Портрет ее отца, написанный в то время, когда он ослеп, и сейчас висит в зале яснополянского дома Льва Николаевича Толстого. На портрете князь Николай Иванович сидит в халате перед каким-то ящиком. Предание говорит, что этот богач любил перебирать золотые монеты, а слуги понемногу заменяли золото на медь (хотя золото тяжелее меди в два раза и слепой может эту тяжесть в руке различить).
Предание это говорит о большом уважении к золоту и о представлении о богатстве, как о сокровище. На самом деле, фунт золота, считая по-старому, стоил триста рублей, и те деньги, которые раздала Марья Николаевна Волконская своим подругам — сто двадцать пять тысяч, — при переводе на золото весили бы четыреста семнадцать фунтов, или, на пуды говоря, более десяти пудов. Так что если деньги Николая Ивановича пропали, то больше он потерял на неумении вести свои дела. Если же сравнивать людей не только по доходам, но и по долгам, то долг Николая Ильича, который, вероятно, приближался к четыремстам тысячам, мог бы в золоте возиться только на телеге, запряженной парой коней.
Толстой в своих воспоминаниях перебирает свое родство, и самыми полновесными кажутся ему связи с Горчаковыми. Он отмечает в воспоминаниях, что у Пелагеи Николаевны бывали все Горчаковы: и бывший военный министр Николай Иванович, и Андрей Иванович, и сыновья вольнодумца Дмитрия Петровича — Петр, Сергей и Михаил, которого называет Михаилом Севастопольским.
Бабушка Пелагея Николаевна была окружена в доме большим уважением. С ней так считались, что она ни на кого не кричала.
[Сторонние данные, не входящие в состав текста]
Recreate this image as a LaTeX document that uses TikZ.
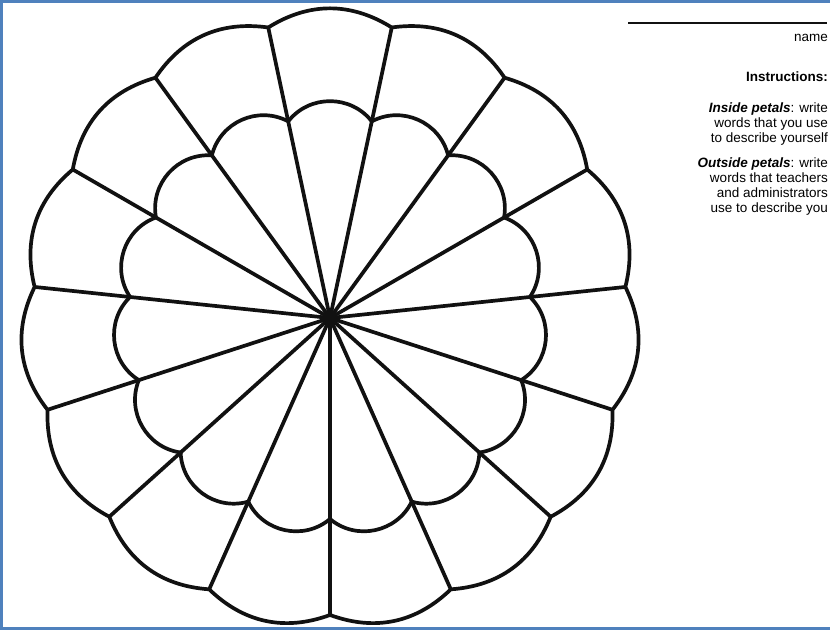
\documentclass[tikz,border=0pt]{standalone}
\usepackage{fontspec}
\setmainfont{Liberation Sans}
\definecolor{frameblue}{RGB}{79,129,189}
\definecolor{ink}{RGB}{17,17,17}
\begin{document}
\begin{tikzpicture}[x=1pt,y=1pt,
  petal/.style={line width=3.7pt, draw=ink, line join=round, line cap=round},
  txt/.style={anchor=base east, inner sep=0pt, font=\fontsize{13.5}{15}\selectfont}]
\useasboundingbox (0,0) rectangle (830,630);
\clip (0,0) rectangle (830,630);
\fill[white] (0,0) rectangle (830,630);
\draw[line width=2.5pt, draw=frameblue] (845,628.5) -- (1.5,628.5) -- (1.5,1.5) -- (845,1.5);
\begin{scope}[shift={(330,312)}]
  \coordinate (c) at (0,0);
  \foreach \k in {0,...,14}{
    \coordinate (o\k) at (270+24*\k:297);
    \coordinate (i\k) at (270+24*\k:201);
  }
  % outer petals
  \draw[petal] (o0) \foreach \k in {1,...,14}{ to[bend right=32] (o\k) } to[bend right=32] (o0) -- cycle;
  % inner petals
  \draw[petal] (i0) \foreach \k in {1,...,14}{ to[bend right=52, looseness=1.05] (i\k) } to[bend right=52, looseness=1.05] (i0) -- cycle;
  % spokes
  \foreach \k in {0,...,14}{ \draw[petal] (c) -- (o\k); }
  \fill[ink] (c) circle (6.5);
\end{scope}
% name line and texts
\coordinate (ul) at (628,607);
\coordinate (ur) at (827,607);
\draw[line width=1.4pt, ink] (ul) -- (ur);
\node[txt] (name) at (828,588) {name};
\node[txt] (instr) at (828,548) {\textbf{Instructions:}};
\node[txt] (in1) at (828,517) {\textbf{\textit{Inside petals}}: write};
\node[txt] (in2) at (828,502) {words that you use};
\node[txt] (in3) at (828,487) {to describe yourself};
\node[txt] (out1) at (828,462) {\textbf{\textit{Outside petals}}: write};
\node[txt] (out2) at (828,447) {words that teachers};
\node[txt] (out3) at (828,432) {and administrators};
\node[txt] (out4) at (828,417) {use to describe you};
\end{tikzpicture}
\end{document}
Но сердиться на кого-нибудь надо.
За неудачи в пасьянсах, за плохую погоду и без всякого основания бабушка изводила свою горничную Гашу, а та, в свою очередь, будучи женщиной неспокойной, огрызалась и потом кричала на девочку, которая к ней самой была приставлена, драла за уши собственную престарелую и почтенную кошку и выкидывала ее за двери, схватив за хвост.
Впрочем, Пелагея Николаевна была женщиной доброй, хотя и заносчивой, и мы должны быть ей благодарны за то, что по ее приказанию ни Льва Николаевича, ни его братьев никогда не секли. Дом Пелагеи Николаевны был высокомерно-порядочный, и от высокомерия ее страдала непосредственно кошка, а отраженно дети: они все время должны были оглядываться на аристократов «настоящих», аристократов, которые держались за двор и пользовались его привилегиями.